This is an action for damages for personal injuries sustained by the plaintiff by a fall on an alleged defective sidewalk on Dwight Street in New Haven at about 6 P.M. on November 28, 1933. The defect complained of was at a point where a cement or concrete sidewalk to the north, terminated at its junction with a flagstone sidewalk to the south. Both of these sidewalks were in good condition, but the surface of the former was slightly above that of the latter, and where they joined, originally the concrete had apparently been troweled over the surface of the northerly edge of the abutting flagstone, making a lip or brow extending across the entire sidewalk, a few inches in width and an inch or less in thickness at its northerly edge, tapering down to nothing at its southerly edge. Sometime prior to 1931 this lip or brow had cracked off across the westerly half of the sidewalk, leaving an almost perpendicular edge of concrete projecting above the surface of the flagstone, one inch at its west end, and three-quarters of an inch at its east end, at the center of the sidewalk. It was over this edge at about its middle point, where it was three-quarters of an inch high, that the plaintiff tripped and fell.
It was dusk at the time, but street and other lights were lighted in the vicinity. The plaintiff is a woman about five feet seven inches tall, and weighs two hundred and thirty pounds. In the view which I take of the case it is not necessary to determine whether or not she was contributorily negligent.
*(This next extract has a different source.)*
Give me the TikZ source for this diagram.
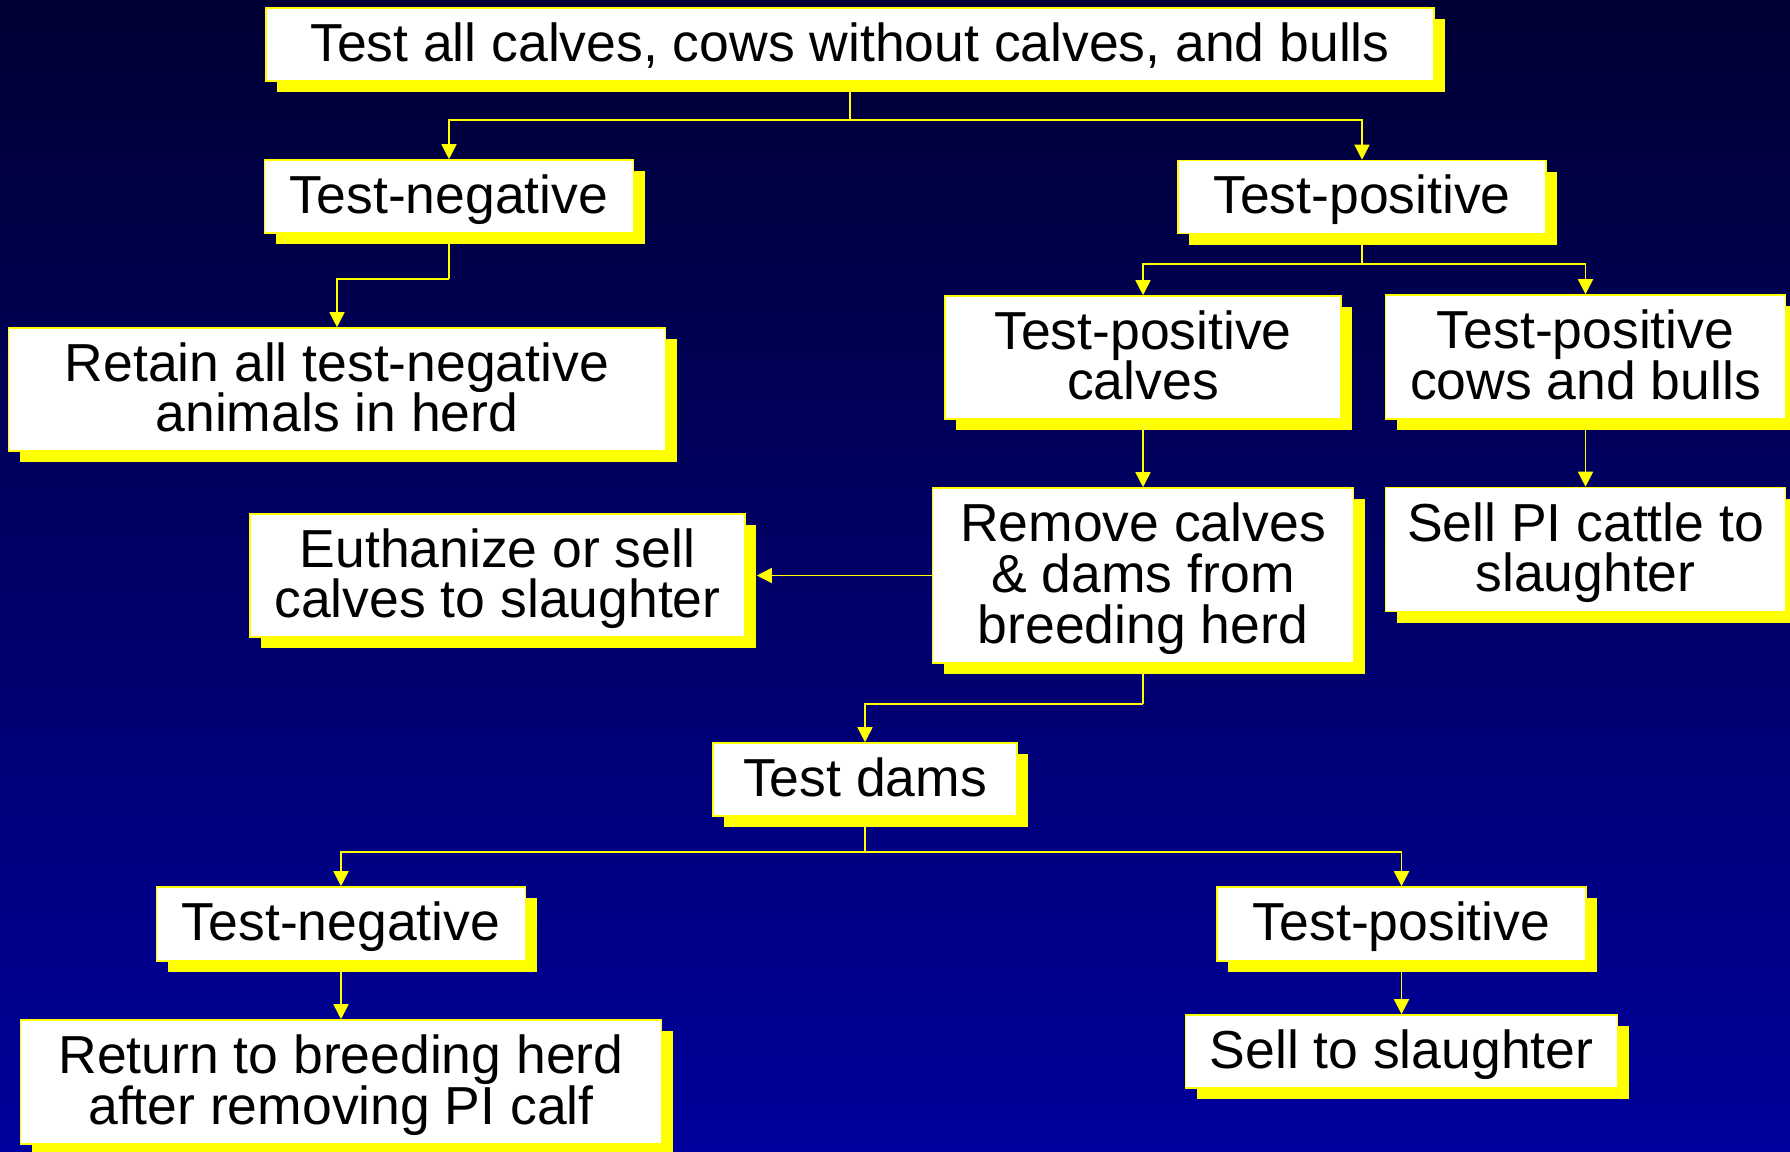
\documentclass[tikz,border=0pt]{standalone}
\usepackage{fontspec}
\setmainfont{Liberation Sans}
\usetikzlibrary{arrows.meta,shadows}
\definecolor{bgtop}{HTML}{000033}
\definecolor{bgbot}{HTML}{00009C}
\definecolor{ylw}{HTML}{FFFF00}
\newcommand\Ts{\rule{0pt}{45pt}}
\newcommand\Bs{\rule[-11.3pt]{0pt}{11.3pt}}
\tikzset{
  box/.style={draw=ylw, fill=white, line width=1.6pt, inner sep=0pt, align=center,
    text=black, font=\fontsize{53.5}{50.7}\selectfont,
    general shadow={fill=ylw, draw=none, shadow xshift=11pt, shadow yshift=-11pt}},
  conn/.style={draw=ylw, line width=1.6pt, -{Triangle[width=15pt,length=15pt]}},
  plain/.style={draw=ylw, line width=1.6pt}
}
\begin{document}
\begin{tikzpicture}[x=1pt,y=-1pt]
\shade[top color=bgtop, bottom color=bgbot] (0,0) rectangle (1790,1151);
\useasboundingbox (0,0) rectangle (1790,1151);

\node[box, minimum width=1168pt, minimum height=73pt] (top) at (850,44.5) {\Ts Test all calves, cows without calves, and bulls\Bs};
\node[box, minimum width=369pt, minimum height=73pt] (tneg) at (449,196.5) {\Ts Test-negative\Bs};
\node[box, minimum width=368pt, minimum height=73pt] (tpos) at (1362,197) {\Ts Test-positive\Bs};
\node[box, minimum width=657pt, minimum height=123pt] (retain) at (337,389.5) {\Ts Retain all test-negative\\animals in herd\Bs};
\node[box, minimum width=396pt, minimum height=123pt] (calves) at (1143,357.5) {\Ts Test-positive\\calves\Bs};
\node[box, minimum width=400pt, minimum height=124pt] (cows) at (1585.5,357) {\Ts Test-positive\\cows and bulls\Bs};
\node[box, minimum width=495pt, minimum height=123pt] (euth) at (497.5,575.5) {\Ts Euthanize or sell\\calves to slaughter\Bs};
\node[box, minimum width=421pt, minimum height=175pt] (remove) at (1143,575.5) {\Ts Remove calves\\\& dams from\\breeding herd\Bs};
\node[box, minimum width=400pt, minimum height=124pt] (sellpi) at (1585.5,549.5) {\Ts Sell PI cattle to\\slaughter\Bs};
\node[box, minimum width=304pt, minimum height=73pt] (dams) at (865,779.5) {\Ts Test dams\Bs};
\node[box, minimum width=369pt, minimum height=74pt] (bneg) at (341,924) {\Ts Test-negative\Bs};
\node[box, minimum width=369pt, minimum height=74pt] (bpos) at (1401.5,924) {\Ts Test-positive\Bs};
\node[box, minimum width=641pt, minimum height=124pt] (ret) at (341,1082) {\Ts Return to breeding herd\\after removing PI calf\Bs};
\node[box, minimum width=432pt, minimum height=73pt] (sell) at (1401.5,1051.5) {\Ts Sell to slaughter\Bs};

\coordinate (j1) at (850,120);
\coordinate (j2) at (449,279);
\coordinate (j3) at (1362,264);
\coordinate (j4) at (1143,704);
\coordinate (j5) at (865,852);

\draw[plain] (top.south) -- (j1);
\draw[conn] (j1) -| (tneg.north);
\draw[conn] (j1) -| (tpos.north);
\draw[plain] (tneg.south) -- (j2);
\draw[conn] (j2) -| (retain.north);
\draw[plain] (tpos.south) -- (j3);
\draw[conn] (j3) -| (calves.north);
\draw[conn] (j3) -| (cows.north);
\draw[conn] (calves.south) -- (remove.north);
\draw[conn] (cows.south) -- (sellpi.north);
\draw[conn] (remove.west) -- ([xshift=11pt]euth.east);
\draw[plain] (remove.south) -- (j4);
\draw[conn] (j4) -| (dams.north);
\draw[plain] (dams.south) -- (j5);
\draw[conn] (j5) -| (bneg.north);
\draw[conn] (j5) -| (bpos.north);
\draw[conn] (bneg.south) -- (ret.north);
\draw[conn] (bpos.south) -- (sell.north);
\end{tikzpicture}
\end{document}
It is my conclusion that the defendant City in permitting this defect to exist as it did, though for apparently long enough time to charge it with constructive notice thereof, did not fail to discharge the duty which the statute imposes upon it, of maintaining this sidewalk in a condition reasonably safe for public travel. The burden rests upon the plaintiff to prove a breach of this duty in order to recover. Having in mind all of the circumstances in evidence, including among others, the nature of the defect itself, its location upon a walk in a residence as distinguished from a central business *Page 75 district and the fact that the defendant City has three hundred and twenty-five miles of sidewalks within its limits, I conclude that the plaintiff has failed to sustain this burden of proof. Regrettable as this accident was for the plaintiff with its attendant injuries, it is fortunate that these were not of a permanent or serious nature.
Judgment may be entered for the defendant, and that it recover its costs.